Plot Summary
The Epilogue of Moby-Dick provides the essential resolution to one of the novel’s central mysteries: how can Ishmael narrate a story in which every member of the Pequod’s crew perishes? Ishmael explains that after Fedallah’s disappearance, he was reassigned to Ahab’s whaleboat as bowsman. On the final day of the chase, when the three boats were destroyed by Moby Dick, Ishmael was thrown from the boat and left floating at the periphery of the catastrophe. He watched the Pequod sink, drawn slowly toward the vortex created by the ship’s descent, but by the time he reached the center, the whirlpool had subsided into a gentle, creamy pool.
Character Development
Though only a single paragraph long, the Epilogue crystallizes Ishmael’s transformation from an adventurous young sailor into the sole witness and chronicler of a monumental tragedy. His voice here is reflective and almost eerily calm, markedly different from the eager, philosophical narrator of the novel’s opening chapters. Where Ishmael once sought meaning in whaling and the sea, he now stands as an orphan figure—stripped of community, purpose, and companions—yet granted the burden and privilege of memory. His survival is not triumphant but quietly melancholy, defined by what he has lost rather than what he has gained.
Themes and Motifs
The Epilogue brings together several of the novel’s most important themes. The interplay of life and death is embodied in the coffin life-buoy: an object built for burial becomes the instrument of salvation. This paradox reflects Melville’s persistent exploration of how destruction and creation exist in an inseparable cycle. The theme of friendship and loyalty resonates through Queequeg’s coffin saving Ishmael—even in death, the bond between the two men endures. The motif of orphanhood recurs in the final sentence, when the Rachel, searching for Captain Gardiner’s lost son, finds “another orphan” instead, linking Ishmael’s biblical namesake to the broader human condition of displacement and loss.
Literary Devices
Melville employs allusion extensively in this brief passage.
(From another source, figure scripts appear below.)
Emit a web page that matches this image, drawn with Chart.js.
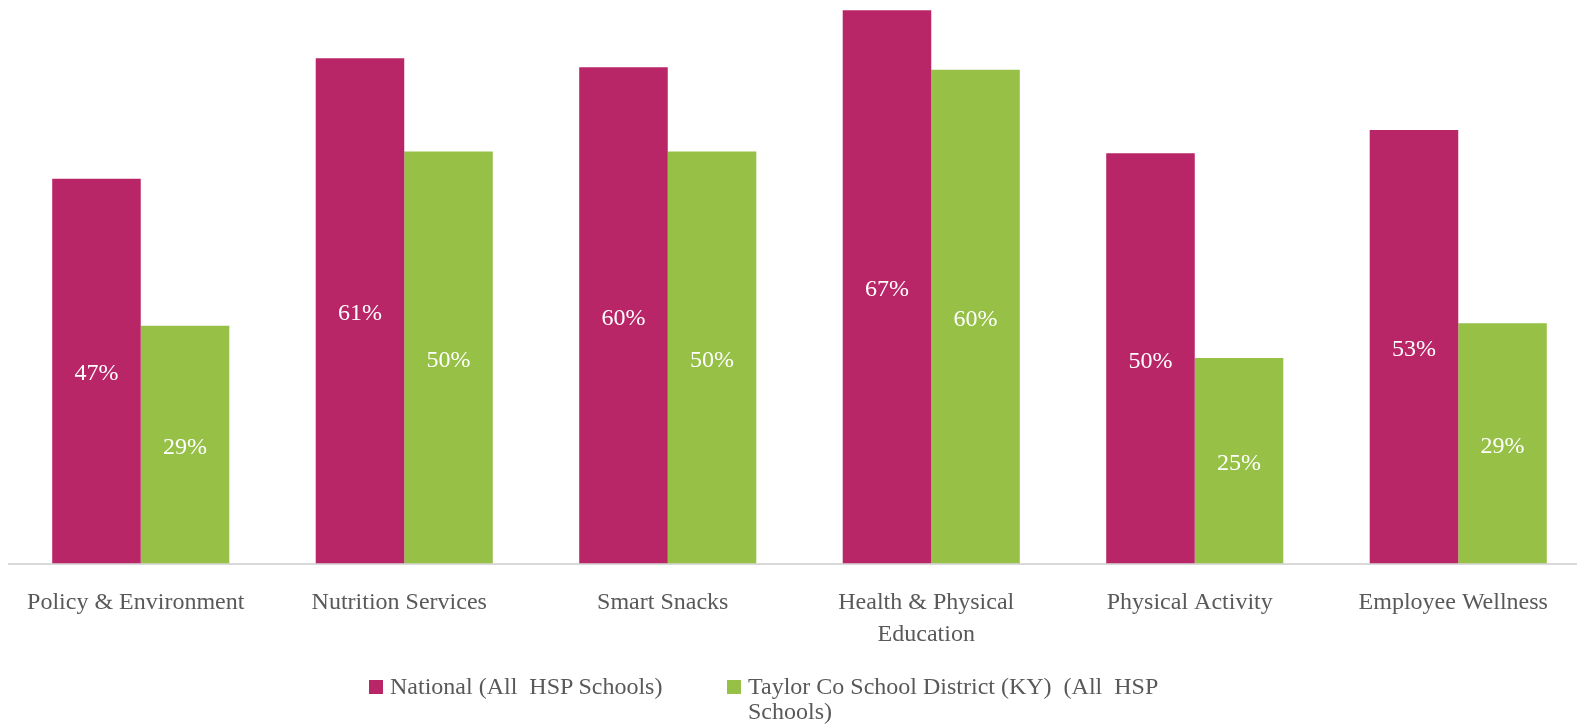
<!DOCTYPE html>
<html>
<head>
<meta charset="utf-8">
<script src="https://cdn.jsdelivr.net/npm/chart.js@4.4.1/dist/chart.umd.min.js"></script>
<style>
  html, body { margin: 0; padding: 0; background: #fff; overflow: hidden; }
  body { width: 1577px; height: 725px; position: relative; }
  #wrap { position: absolute; left: 0; top: 0; width: 1600px; height: 725px; }
  .legend { position: absolute; font-family: "Liberation Serif", "DejaVu Serif", serif;
            font-size: 24px; color: #595959; line-height: 25px; white-space: pre; }
  .legend .sw { position: absolute; left: 0; top: 6px; width: 14px; height: 14px; }
  .legend .tx { position: absolute; left: 21px; top: 0; }
</style>
</head>
<body>
<div id="wrap"><canvas id="chart"></canvas></div>
<div class="legend" style="left:369px; top:674px;">
  <div class="sw" style="background:#B92667"></div>
  <div class="tx">National (All  HSP Schools)</div>
</div>
<div class="legend" style="left:727px; top:674px;">
  <div class="sw" style="background:#96C046"></div>
  <div class="tx">Taylor Co School District (KY)  (All  HSP
Schools)</div>
</div>
<script>
// Kategori dan nilai (persen, dibaca dari tinggi batang)
const categories = [
    'Policy & Environment',
    'Nutrition Services',
    'Smart Snacks',
    ['Health & Physical', 'Education'],
    'Physical Activity',
    'Employee Wellness'
];
const nationalValues = [46.6, 61.2, 60.1, 67.0, 49.7, 52.5];
const taylorValues = [28.8, 49.9, 49.9, 59.8, 24.9, 29.1];
const seriesNames = ['National (All  HSP Schools)', 'Taylor Co School District (KY)  (All  HSP Schools)'];

const fontFamily = '"Liberation Serif", "DejaVu Serif", serif';

// Label persen di tengah batang
const barLabels = {
    id: 'barLabels',
    afterDatasetsDraw(chart) {
        const ctx = chart.ctx;
        ctx.save();
        ctx.fillStyle = '#ffffff';
        ctx.font = '24px ' + fontFamily;
        ctx.textAlign = 'center';
        ctx.textBaseline = 'middle';
        chart.data.datasets.forEach((ds, i) => {
            chart.getDatasetMeta(i).data.forEach((bar, j) => {
                const y = (bar.y + bar.base) / 2 + 3;
                ctx.fillText(Math.round(ds.data[j]) + '%', bar.x, y);
            });
        });
        ctx.restore();
    }
};

const ctx = document.getElementById('chart').getContext('2d');
new Chart(ctx, {
    type: 'bar',
    data: {
        labels: categories,
        datasets: [{
            label: seriesNames[0],
            data: nationalValues,
            backgroundColor: '#B92667'
        }, {
            label: seriesNames[1],
            data: taylorValues,
            backgroundColor: '#96C046'
        }]
    },
    options: {
        responsive: true,
        maintainAspectRatio: false,
        animation: false,
        layout: { padding: { left: 9, right: 10, top: 2, bottom: 51 } },
        datasets: { bar: { categoryPercentage: 0.672, barPercentage: 1.0 } },
        scales: {
            x: {
                grid: { display: false, drawTicks: false },
                border: { display: true, color: '#d9d9d9', width: 2 },
                ticks: {
                    color: '#595959',
                    font: { family: fontFamily, size: 24, lineHeight: 1.3 },
                    padding: 24,
                    labelOffset: -5,
                    maxRotation: 0,
                    autoSkip: false
                }
            },
            y: {
                display: false,
                min: 0,
                max: 68
            }
        },
        plugins: {
            legend: { display: false },
            tooltip: { enabled: false }
        }
    },
    plugins: [barLabels]
});
</script>
</body>
</html>
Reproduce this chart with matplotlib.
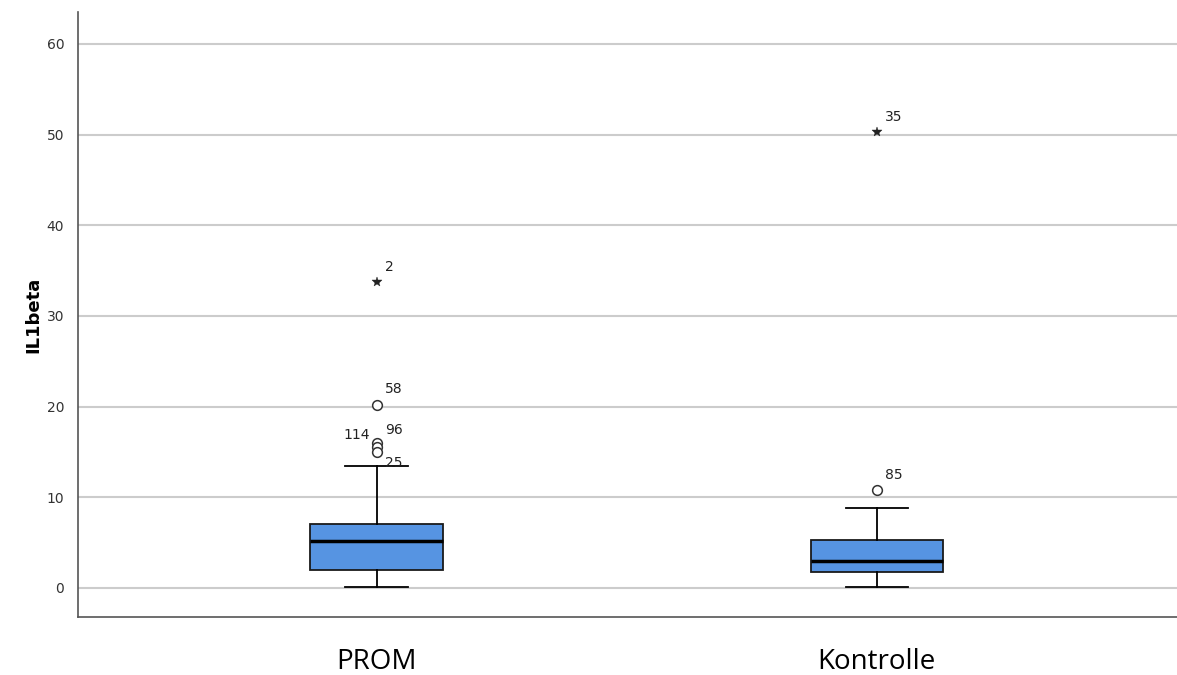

The reference to Ixion—a figure from Greek mythology condemned to spin eternally on a wheel—underscores the terrifying circularity of the vortex. The biblical epigraph from Job (“And I only am escaped alone to tell thee”) frames Ishmael as a prophetic survivor whose duty is testimony. Symbolism saturates the passage: the “unharming sharks” with their metaphorical padlocks and the sea-hawks with “sheathed beaks” suggest a temporary divine or natural truce that permits Ishmael’s survival. The imagery shifts from violent whirlpool to “soft and dirge-like main,” mirroring the transition from catastrophe to sorrowful peace. Finally, the narrative structure itself is a literary device: the Epilogue was added after the first British edition lacked it, solving the logical problem of a first-person narrator who appears to die with the rest of the crew.